* Exercise task
Copy the listing below in full and skip every picture.

=-=-=

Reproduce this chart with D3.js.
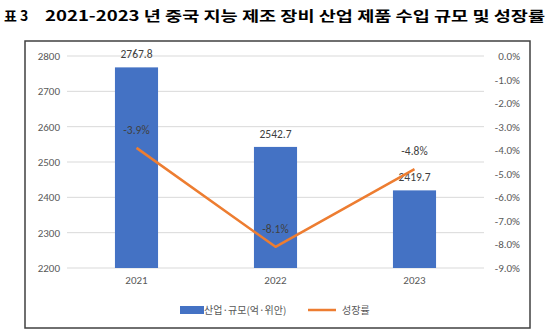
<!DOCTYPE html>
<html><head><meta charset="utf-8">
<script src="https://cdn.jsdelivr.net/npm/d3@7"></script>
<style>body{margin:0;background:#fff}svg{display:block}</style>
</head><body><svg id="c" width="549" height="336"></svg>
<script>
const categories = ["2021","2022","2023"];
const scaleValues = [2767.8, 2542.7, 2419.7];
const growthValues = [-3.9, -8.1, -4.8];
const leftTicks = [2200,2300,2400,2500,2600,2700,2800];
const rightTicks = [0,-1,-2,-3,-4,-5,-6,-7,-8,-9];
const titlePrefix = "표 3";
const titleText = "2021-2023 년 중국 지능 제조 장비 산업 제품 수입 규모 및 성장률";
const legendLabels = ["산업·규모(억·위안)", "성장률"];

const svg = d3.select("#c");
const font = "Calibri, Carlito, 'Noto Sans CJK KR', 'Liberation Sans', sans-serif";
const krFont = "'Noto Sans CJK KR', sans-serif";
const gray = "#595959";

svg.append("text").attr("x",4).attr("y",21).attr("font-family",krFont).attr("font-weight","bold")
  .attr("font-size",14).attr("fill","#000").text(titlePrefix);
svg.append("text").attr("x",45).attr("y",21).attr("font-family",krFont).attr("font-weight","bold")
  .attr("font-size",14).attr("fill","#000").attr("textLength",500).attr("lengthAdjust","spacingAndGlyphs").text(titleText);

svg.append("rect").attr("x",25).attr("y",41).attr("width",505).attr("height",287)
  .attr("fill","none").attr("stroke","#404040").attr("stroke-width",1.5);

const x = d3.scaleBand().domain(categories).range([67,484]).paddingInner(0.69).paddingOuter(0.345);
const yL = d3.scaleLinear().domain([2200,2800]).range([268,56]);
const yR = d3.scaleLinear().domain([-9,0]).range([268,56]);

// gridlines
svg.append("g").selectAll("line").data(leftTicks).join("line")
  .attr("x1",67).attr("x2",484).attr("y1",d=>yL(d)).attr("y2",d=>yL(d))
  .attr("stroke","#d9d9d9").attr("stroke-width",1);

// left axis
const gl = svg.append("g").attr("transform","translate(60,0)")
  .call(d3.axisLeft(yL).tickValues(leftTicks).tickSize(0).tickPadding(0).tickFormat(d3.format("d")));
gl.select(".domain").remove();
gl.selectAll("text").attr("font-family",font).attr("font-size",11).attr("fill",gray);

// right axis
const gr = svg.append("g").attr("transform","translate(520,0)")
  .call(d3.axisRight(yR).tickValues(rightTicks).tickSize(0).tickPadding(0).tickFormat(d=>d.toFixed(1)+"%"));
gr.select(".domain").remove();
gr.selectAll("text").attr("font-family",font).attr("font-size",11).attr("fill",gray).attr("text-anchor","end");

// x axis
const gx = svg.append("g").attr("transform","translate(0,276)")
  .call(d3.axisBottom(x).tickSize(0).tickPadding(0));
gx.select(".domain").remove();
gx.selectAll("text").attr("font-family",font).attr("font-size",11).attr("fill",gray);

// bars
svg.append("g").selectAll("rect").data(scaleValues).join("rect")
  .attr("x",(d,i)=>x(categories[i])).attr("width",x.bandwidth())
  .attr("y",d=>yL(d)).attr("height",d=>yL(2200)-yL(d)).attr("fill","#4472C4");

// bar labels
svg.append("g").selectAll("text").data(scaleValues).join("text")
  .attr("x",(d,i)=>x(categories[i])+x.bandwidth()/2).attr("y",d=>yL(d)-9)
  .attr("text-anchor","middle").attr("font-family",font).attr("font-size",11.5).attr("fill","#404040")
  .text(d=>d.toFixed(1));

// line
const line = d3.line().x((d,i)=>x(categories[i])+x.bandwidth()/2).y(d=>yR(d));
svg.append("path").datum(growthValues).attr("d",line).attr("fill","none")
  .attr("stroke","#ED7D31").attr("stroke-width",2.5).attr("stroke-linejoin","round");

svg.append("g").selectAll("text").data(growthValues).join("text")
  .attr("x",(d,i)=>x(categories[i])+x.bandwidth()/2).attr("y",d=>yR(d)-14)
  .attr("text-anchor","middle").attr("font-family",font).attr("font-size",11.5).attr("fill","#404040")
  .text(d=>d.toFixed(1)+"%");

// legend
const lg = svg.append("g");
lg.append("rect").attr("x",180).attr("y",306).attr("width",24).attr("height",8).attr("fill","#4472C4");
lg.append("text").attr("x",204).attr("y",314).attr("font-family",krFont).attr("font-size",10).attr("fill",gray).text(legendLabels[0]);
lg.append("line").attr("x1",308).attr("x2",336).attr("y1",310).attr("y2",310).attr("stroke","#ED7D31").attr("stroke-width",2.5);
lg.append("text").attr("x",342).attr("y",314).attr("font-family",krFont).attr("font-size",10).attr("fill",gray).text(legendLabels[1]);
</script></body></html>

=-=-=

* Exercise output
Reproduce this chart with D3.js.
<!DOCTYPE html>
<html><head><meta charset="utf-8">
<script src="https://cdn.jsdelivr.net/npm/d3@7"></script>
<style>body{margin:0;background:#fff}svg{display:block}</style>
</head><body><svg id="c" width="549" height="336"></svg>
<script>
const categories = ["2021","2022","2023"];
const scaleValues = [2767.8, 2542.7, 2419.7];
const growthValues = [-3.9, -8.1, -4.8];
const leftTicks = [2200,2300,2400,2500,2600,2700,2800];
const rightTicks = [0,-1,-2,-3,-4,-5,-6,-7,-8,-9];
const titlePrefix = "표 3";
const titleText = "2021-2023 년 중국 지능 제조 장비 산업 제품 수입 규모 및 성장률";
const legendLabels = ["산업·규모(억·위안)", "성장률"];

const svg = d3.select("#c");
const font = "Calibri, Carlito, 'Noto Sans CJK KR', 'Liberation Sans', sans-serif";
const krFont = "'Noto Sans CJK KR', sans-serif";
const gray = "#595959";

svg.append("text").attr("x",4).attr("y",21).attr("font-family",krFont).attr("font-weight","bold")
  .attr("font-size",14).attr("fill","#000").text(titlePrefix);
svg.append("text").attr("x",45).attr("y",21).attr("font-family",krFont).attr("font-weight","bold")
  .attr("font-size",14).attr("fill","#000").attr("textLength",500).attr("lengthAdjust","spacingAndGlyphs").text(titleText);

svg.append("rect").attr("x",25).attr("y",41).attr("width",505).attr("height",287)
  .attr("fill","none").attr("stroke","#404040").attr("stroke-width",1.5);

const x = d3.scaleBand().domain(categories).range([67,484]).paddingInner(0.69).paddingOuter(0.345);
const yL = d3.scaleLinear().domain([2200,2800]).range([268,56]);
const yR = d3.scaleLinear().domain([-9,0]).range([268,56]);

// gridlines
svg.append("g").selectAll("line").data(leftTicks).join("line")
  .attr("x1",67).attr("x2",484).attr("y1",d=>yL(d)).attr("y2",d=>yL(d))
  .attr("stroke","#d9d9d9").attr("stroke-width",1);

// left axis
const gl = svg.append("g").attr("transform","translate(60,0)")
  .call(d3.axisLeft(yL).tickValues(leftTicks).tickSize(0).tickPadding(0).tickFormat(d3.format("d")));
gl.select(".domain").remove();
gl.selectAll("text").attr("font-family",font).attr("font-size",11).attr("fill",gray);

// right axis
const gr = svg.append("g").attr("transform","translate(520,0)")
  .call(d3.axisRight(yR).tickValues(rightTicks).tickSize(0).tickPadding(0).tickFormat(d=>d.toFixed(1)+"%"));
gr.select(".domain").remove();
gr.selectAll("text").attr("font-family",font).attr("font-size",11).attr("fill",gray).attr("text-anchor","end");

// x axis
const gx = svg.append("g").attr("transform","translate(0,276)")
  .call(d3.axisBottom(x).tickSize(0).tickPadding(0));
gx.select(".domain").remove();
gx.selectAll("text").attr("font-family",font).attr("font-size",11).attr("fill",gray);

// bars
svg.append("g").selectAll("rect").data(scaleValues).join("rect")
  .attr("x",(d,i)=>x(categories[i])).attr("width",x.bandwidth())
  .attr("y",d=>yL(d)).attr("height",d=>yL(2200)-yL(d)).attr("fill","#4472C4");

// bar labels
svg.append("g").selectAll("text").data(scaleValues).join("text")
  .attr("x",(d,i)=>x(categories[i])+x.bandwidth()/2).attr("y",d=>yL(d)-9)
  .attr("text-anchor","middle").attr("font-family",font).attr("font-size",11.5).attr("fill","#404040")
  .text(d=>d.toFixed(1));

// line
const line = d3.line().x((d,i)=>x(categories[i])+x.bandwidth()/2).y(d=>yR(d));
svg.append("path").datum(growthValues).attr("d",line).attr("fill","none")
  .attr("stroke","#ED7D31").attr("stroke-width",2.5).attr("stroke-linejoin","round");

svg.append("g").selectAll("text").data(growthValues).join("text")
  .attr("x",(d,i)=>x(categories[i])+x.bandwidth()/2).attr("y",d=>yR(d)-14)
  .attr("text-anchor","middle").attr("font-family",font).attr("font-size",11.5).attr("fill","#404040")
  .text(d=>d.toFixed(1)+"%");

// legend
const lg = svg.append("g");
lg.append("rect").attr("x",180).attr("y",306).attr("width",24).attr("height",8).attr("fill","#4472C4");
lg.append("text").attr("x",204).attr("y",314).attr("font-family",krFont).attr("font-size",10).attr("fill",gray).text(legendLabels[0]);
lg.append("line").attr("x1",308).attr("x2",336).attr("y1",310).attr("y2",310).attr("stroke","#ED7D31").attr("stroke-width",2.5);
lg.append("text").attr("x",342).attr("y",314).attr("font-family",krFont).attr("font-size",10).attr("fill",gray).text(legendLabels[1]);
</script></body></html>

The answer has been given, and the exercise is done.